Plotting code records:
----

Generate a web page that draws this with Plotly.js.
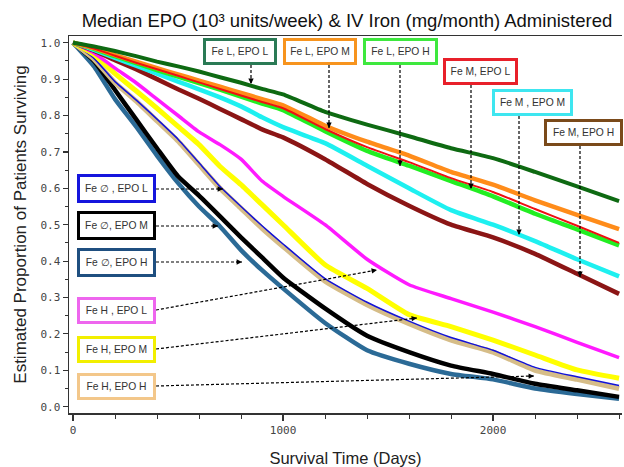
<!DOCTYPE html>
<html><head><meta charset="utf-8">
<script src="https://cdn.plot.ly/plotly-3.0.1.min.js"></script>
<style>html,body{margin:0;padding:0;background:#fff}#chart{width:624px;height:467px}</style>
</head><body><div id="chart"></div>
<script>
// Survival time (days)
const days = [0,100,200,300,400,500,600,700,800,900,1000,1200,1400,1600,1800,2000,2200,2400,2600];

// Estimated proportion surviving, per Fe / EPO group
const feL_epoL = [1.0,0.99,0.977,0.963,0.948,0.935,0.921,0.905,0.89,0.873,0.858,0.81,0.775,0.743,0.71,0.683,0.645,0.605,0.565];
const feL_epoM = [1.0,0.985,0.966,0.948,0.93,0.913,0.896,0.879,0.862,0.845,0.828,0.772,0.728,0.69,0.645,0.61,0.567,0.527,0.488];
const feL_epoH = [1.0,0.983,0.963,0.944,0.925,0.907,0.889,0.871,0.852,0.833,0.815,0.757,0.703,0.662,0.62,0.578,0.53,0.487,0.443];
const feM_epoL = [1.0,0.984,0.964,0.945,0.927,0.909,0.891,0.873,0.855,0.837,0.82,0.763,0.713,0.672,0.628,0.59,0.543,0.497,0.45];
const feM_epoM = [1.0,0.98,0.958,0.937,0.915,0.893,0.872,0.85,0.825,0.795,0.768,0.724,0.662,0.6,0.54,0.5,0.455,0.405,0.358];
const feM_epoH = [1.0,0.978,0.952,0.927,0.9,0.872,0.846,0.818,0.79,0.762,0.74,0.68,0.612,0.552,0.5,0.465,0.42,0.365,0.31];
const fe0_epoL = [1.0,0.957,0.893,0.843,0.79,0.735,0.67,0.605,0.55,0.497,0.447,0.352,0.287,0.235,0.19,0.155,0.108,0.082,0.058];
const fe0_epoM = [1.0,0.95,0.87,0.79,0.71,0.633,0.58,0.523,0.465,0.41,0.355,0.27,0.195,0.15,0.113,0.09,0.063,0.045,0.027];
const fe0_epoH = [1.0,0.935,0.845,0.77,0.69,0.615,0.55,0.495,0.43,0.375,0.325,0.23,0.155,0.118,0.09,0.075,0.05,0.035,0.022];
const feH_epoL = [1.0,0.972,0.93,0.89,0.845,0.8,0.755,0.72,0.68,0.62,0.578,0.5,0.405,0.335,0.297,0.26,0.22,0.177,0.135];
const feH_epoM = [1.0,0.968,0.915,0.868,0.82,0.77,0.72,0.66,0.61,0.555,0.5,0.39,0.325,0.253,0.22,0.183,0.142,0.101,0.078];
const feH_epoH = [1.0,0.955,0.89,0.84,0.785,0.73,0.665,0.6,0.545,0.49,0.44,0.345,0.28,0.228,0.183,0.15,0.1,0.075,0.05];

const labels = {
  feL_epoL:'Fe L, EPO L', feL_epoM:'Fe L, EPO M', feL_epoH:'Fe L, EPO H',
  feM_epoL:'Fe M, EPO L', feM_epoM:'Fe M , EPO M', feM_epoH:'Fe M, EPO H',
  fe0_epoL:'Fe \u2205 , EPO L', fe0_epoM:'Fe \u2205, EPO M', fe0_epoH:'Fe \u2205, EPO H',
  feH_epoL:'Fe H , EPO L', feH_epoM:'Fe H, EPO M', feH_epoH:'Fe H, EPO H'
};

const series = [
  {key:'fe0_epoH', y:fe0_epoH, color:'#2b6a96', w:4.5},
  {key:'fe0_epoM', y:fe0_epoM, color:'#000000', w:4.5},
  {key:'feH_epoH', y:feH_epoH, color:'#d6bd88', w:5},
  {key:'fe0_epoL', y:fe0_epoL, color:'#1212d8', w:1.5},
  {key:'feH_epoM', y:feH_epoM, color:'#ffff00', w:5},
  {key:'feH_epoL', y:feH_epoL, color:'#ff1aff', w:3.5},
  {key:'feM_epoH', y:feM_epoH, color:'#8b1515', w:4.5},
  {key:'feM_epoM', y:feM_epoM, color:'#1ef0f0', w:4.5},
  {key:'feL_epoH', y:feL_epoH, color:'#22ee22', w:4.5},
  {key:'feL_epoM', y:feL_epoM, color:'#ff8c1a', w:4.5},
  {key:'feM_epoL', y:feM_epoL, color:'#ee1111', w:2},
  {key:'feL_epoL', y:feL_epoL, color:'#0e6a12', w:4}
];

const traces = series.map(s => ({
  type:'scatter', mode:'lines', x:days, y:s.y, name:labels[s.key],
  line:{color:s.color, width:s.w, shape:'spline', smoothing:0.5}, showlegend:false, hoverinfo:'skip'
}));

// pixel -> paper helpers (plot area: x 69..622, y 36..413)
const L=69, R=622, T=36, B=413;
const px = v => (v-L)/(R-L);
const py = v => (B-v)/(B-T);

const boxes = [
  {key:'feL_epoL', cx:239.5, cy:51.5, w:74, h:27, bc:'#2a7a55'},
  {key:'feL_epoM', cx:320, cy:51.5, w:74, h:27, bc:'#f7941e'},
  {key:'feL_epoH', cx:400.5, cy:51.5, w:75, h:27, bc:'#3ee83e'},
  {key:'feM_epoL', cx:480.5, cy:72, w:75, h:27, bc:'#e8202a'},
  {key:'feM_epoM', cx:532, cy:102.5, w:81, h:27, bc:'#3ee6f0'},
  {key:'feM_epoH', cx:583, cy:132.5, w:79, h:27, bc:'#7a4a1a'},
  {key:'fe0_epoL', cx:116.5, cy:188.5, w:79, h:29, bc:'#1515dd'},
  {key:'fe0_epoM', cx:116.5, cy:225.5, w:79, h:29, bc:'#000000'},
  {key:'fe0_epoH', cx:116.5, cy:262, w:79, h:29, bc:'#1f4f80'},
  {key:'feH_epoL', cx:116.5, cy:310, w:79, h:27, bc:'#ee66ee'},
  {key:'feH_epoM', cx:116.5, cy:349.5, w:79, h:27, bc:'#f2ef00'},
  {key:'feH_epoH', cx:116.5, cy:386, w:79, h:27, bc:'#f3c78a'}
];

const arrows = [
  [251,65,251,84],[329,65,329,128],[400,65,400,166],
  [471,85,471,189],[519,116,519,235],[580,146,580,277],
  [156,189,223,189],[156,226,218,226],[156,262,242,262],
  [156,310,377,270],[156,349,417,318],[156,386,534,376]
];

const shapes = arrows.map(a => ({
  type:'line', xref:'paper', yref:'paper',
  x0:px(a[0]), y0:py(a[1]), x1:px(a[2]), y1:py(a[3]),
  line:{color:'#000', width:1.2, dash:'3px,2px'}, layer:'above'
}));

const annotations = [];
arrows.forEach(a => {
  const dx=a[0]-a[2], dy=a[1]-a[3], n=Math.hypot(dx,dy);
  annotations.push({xref:'paper', yref:'paper', x:px(a[2]), y:py(a[3]), text:'',
    showarrow:true, ax:dx/n*7, ay:dy/n*7, arrowhead:2, arrowsize:0.9, arrowwidth:1.2,
    arrowcolor:'#000', standoff:0});
});
const bw=3, bp=2;
boxes.forEach(b => {
  annotations.push({xref:'paper', yref:'paper', x:px(b.cx), y:py(b.cy),
    xanchor:'center', yanchor:'middle', text:labels[b.key], showarrow:false,
    font:{family:'Liberation Sans, Arial, sans-serif', size:10.3, color:'#333'},
    bgcolor:'#ffffff', bordercolor:b.bc, borderwidth:bw, borderpad:bp,
    width:b.w-2*bp-2*bw, height:b.h-2*bp-2*bw, align:'center', valign:'middle'});
});

const tickFont = {family:'DejaVu Sans Mono, monospace', size:11, color:'#444'};
const layout = {
  width:624, height:467,
  margin:{l:L, r:624-R, t:T, b:467-B, pad:0},
  paper_bgcolor:'#fff', plot_bgcolor:'#fff',
  title:{text:'Median EPO (10\u00b3 units/week) & IV Iron (mg/month) Administered',
    font:{family:'Liberation Sans, Arial, sans-serif', size:18.5, color:'#111'},
    x:0.556, xanchor:'center', y:0.957, yanchor:'middle'},
  xaxis:{range:[-19,2614], tickvals:[0,1000,2000], ticktext:['0','1000','2000'],
    ticks:'outside', ticklen:6, tickwidth:1.2, tickcolor:'#333',
    minor:{dtick:200, tick0:0, ticks:'outside', ticklen:4, tickcolor:'#333', tickwidth:1},
    showline:true, linecolor:'#333', linewidth:1.5, mirror:true, showgrid:false, zeroline:false,
    tickfont:tickFont,
    title:{text:'Survival Time (Days)', standoff:16,
      font:{family:'Liberation Sans, Arial, sans-serif', size:16.5, color:'#222'}}},
  yaxis:{range:[-0.0173,1.0184], dtick:0.1, tick0:0, tickformat:'.1f',
    ticks:'outside', ticklen:5, tickwidth:1.2, tickcolor:'#333',
    minor:{dtick:0.05, tick0:0, ticks:'outside', ticklen:3, tickcolor:'#333', tickwidth:1},
    showline:true, linecolor:'#333', linewidth:1.5, showgrid:false, zeroline:false,
    tickfont:tickFont,
    title:{text:'Estimated Proportion of Patients Surviving', standoff:9,
      font:{family:'Liberation Sans, Arial, sans-serif', size:17, color:'#222'}}},
  shapes:shapes, annotations:annotations, showlegend:false
};

Plotly.newPlot('chart', traces, layout, {staticPlot:true, displayModeBar:false});
</script></body></html>
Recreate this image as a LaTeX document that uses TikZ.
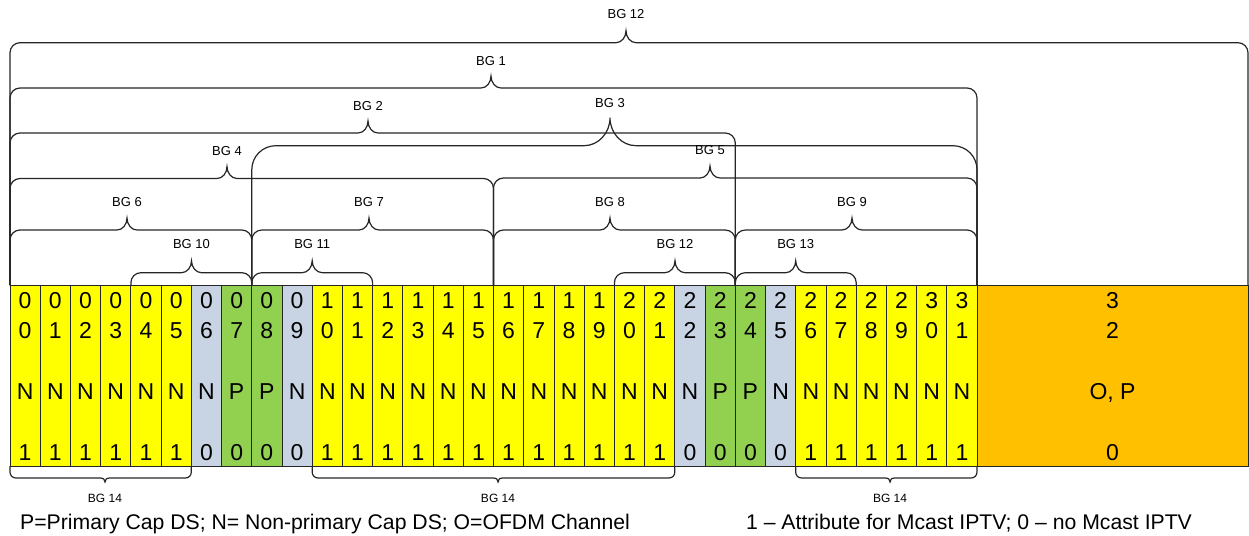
\documentclass[tikz,border=0pt]{standalone}
\usepackage{fontspec}
\setmainfont{Liberation Sans}
\definecolor{cy}{HTML}{FFFF00}
\definecolor{cb}{HTML}{C8D4E4}
\definecolor{cg}{HTML}{92D050}
\definecolor{co}{HTML}{FFC000}
\newcommand{\BGtop}[7]{% x1, x2, ybar, xtip, r, w, h
  \draw[bracestyle] (#1,285) -- (#1,{#3+#5})
    .. controls (#1,{#3+0.448*#5}) and ({#1+0.448*#5},#3) .. ({#1+#5},#3)
    -- ({#4-#6},#3)
    .. controls ({#4-0.448*#6},#3) and (#4,{#3-0.448*#7}) .. (#4,{#3-#7})
    .. controls (#4,{#3-0.448*#7}) and ({#4+0.448*#6},#3) .. ({#4+#6},#3)
    -- ({#2-#5},#3)
    .. controls ({#2-0.448*#5},#3) and (#2,{#3+0.448*#5}) .. (#2,{#3+#5})
    -- (#2,285);}
\newcommand{\BGbot}[3]{% x1, x2, xtip
  \draw[bracestyle] (#1,466) -- (#1,472)
    .. controls (#1,475.5) and ({#1+2.5},478) .. ({#1+6},478)
    -- ({#3-5},478)
    .. controls ({#3-1.5},478) and (#3,479.5) .. (#3,482)
    .. controls (#3,479.5) and ({#3+1.5},478) .. ({#3+5},478)
    -- ({#2-6},478)
    .. controls ({#2-2.5},478) and (#2,475.5) .. (#2,472)
    -- (#2,466);}
\begin{document}
\begin{tikzpicture}[x=1pt,y=-1pt,
  cell/.style={draw=black!85, line width=0.8pt, minimum width=30.22pt, minimum height=181pt, inner sep=0pt, outer sep=0pt},
  dig/.style={font=\fontsize{23}{23}\selectfont, anchor=base, inner sep=0pt},
  bgl/.style={font=\fontsize{13}{13}\selectfont, inner sep=0pt},
  bgb/.style={font=\fontsize{12}{12}\selectfont, inner sep=0pt},
  legend/.style={font=\fontsize{21.2}{21.2}\selectfont, inner sep=0pt, anchor=base},
  bracestyle/.style={draw=black!85, line width=1.2pt}]
\useasboundingbox (0,0) rectangle (1249,535);
% cells
\foreach \i/\col/\l/\v in {0/cy/N/1,1/cy/N/1,2/cy/N/1,3/cy/N/1,4/cy/N/1,5/cy/N/1,6/cb/N/0,7/cg/P/0,8/cg/P/0,9/cb/N/0,
  10/cy/N/1,11/cy/N/1,12/cy/N/1,13/cy/N/1,14/cy/N/1,15/cy/N/1,16/cy/N/1,17/cy/N/1,18/cy/N/1,19/cy/N/1,20/cy/N/1,21/cy/N/1,
  22/cb/N/0,23/cg/P/0,24/cg/P/0,25/cb/N/0,26/cy/N/1,27/cy/N/1,28/cy/N/1,29/cy/N/1,30/cy/N/1,31/cy/N/1}{
  \pgfmathsetmacro\cx{10+30.22*\i+15.11}
  \pgfmathtruncatemacro\ta{int(\i/10)}
  \pgfmathtruncatemacro\tb{mod(\i,10)}
  \node[cell, fill=\col] (c\i) at (\cx,375.5) {};
  \node[dig] (ta\i) at (\cx,308.3) {\ta};
  \node[dig] (tb\i) at (\cx,338.3) {\tb};
  \node[dig] (tl\i) at (\cx,399.5) {\l};
  \node[dig] (tv\i) at (\cx,460.8) {\v};
}
\node[cell, fill=co, minimum width=271pt] (ofdm) at (1112.5,375.5) {};
\node[dig] (oa) at (1112.5,308.3) {3};
\node[dig] (ob) at (1112.5,338.3) {2};
\node[dig] (ol) at (1112.5,399.5) {O, P};
\node[dig] (ov) at (1112.5,460.8) {0};
% top braces
\BGtop{10}{1248}{42.7}{626}{10}{10}{12}
\node[bgl] (l12a) at (626,14) {BG 12};
\BGtop{10}{977}{88}{491}{10}{10}{12}
\node[bgl] (l1) at (491,61) {BG 1};
\BGtop{10}{735.3}{133}{368}{10}{10}{12}
\node[bgl] (l2) at (368,106) {BG 2};
\BGtop{251.8}{977}{145.7}{610}{24}{26}{28}
\node[bgl] (l3) at (610,103) {BG 3};
\BGtop{10}{493.5}{178.5}{227}{10}{10}{12}
\node[bgl] (l4) at (227,151) {BG 4};
\BGtop{493.5}{977}{178}{710}{10}{10}{12}
\node[bgl] (l5) at (710,150) {BG 5};
\BGtop{10}{251.8}{230}{127}{10}{10}{12}
\node[bgl] (l6) at (127,202) {BG 6};
\BGtop{251.8}{493.5}{230}{369}{10}{10}{12}
\node[bgl] (l7) at (369,202) {BG 7};
\BGtop{493.5}{735.3}{230}{610}{10}{10}{12}
\node[bgl] (l8) at (610,202) {BG 8};
\BGtop{735.3}{977}{230}{852}{10}{10}{12}
\node[bgl] (l9) at (852,202) {BG 9};
\BGtop{130.9}{251.8}{272.7}{191.5}{10}{10}{12}
\node[bgl] (l10) at (191.5,244) {BG 10};
\BGtop{251.8}{372.6}{272.7}{312.2}{10}{10}{12}
\node[bgl] (l11) at (312.2,244) {BG 11};
\BGtop{614.4}{735.3}{272.7}{675}{10}{10}{12}
\node[bgl] (l12b) at (675,244) {BG 12};
\BGtop{735.3}{856.2}{272.7}{795.7}{10}{10}{12}
\node[bgl] (l13) at (795.7,244) {BG 13};
% bottom braces
\BGbot{10}{191.3}{105}
\node[bgb] (l14a) at (105,498) {BG 14};
\BGbot{312.2}{674.8}{498}
\node[bgb] (l14b) at (498,498) {BG 14};
\BGbot{795.7}{977}{890}
\node[bgb] (l14c) at (890,498) {BG 14};
% legends
\node[legend, anchor=base west] (leg1) at (20,529) {P=Primary Cap DS; N= Non-primary Cap DS; O=OFDM Channel};
\node[legend] (leg2) at (969,529) {1 – Attribute for Mcast IPTV; 0 – no Mcast IPTV};
\end{tikzpicture}
\end{document}
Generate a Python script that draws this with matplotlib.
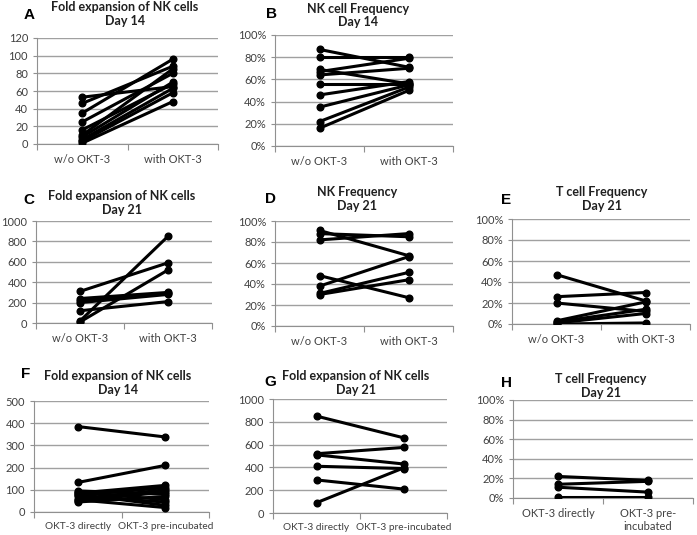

----

Extract each line holding the word "with" from the records.

Generate a web page that draws this with Plotly.js.
Generate a Python script that draws this with matplotlib.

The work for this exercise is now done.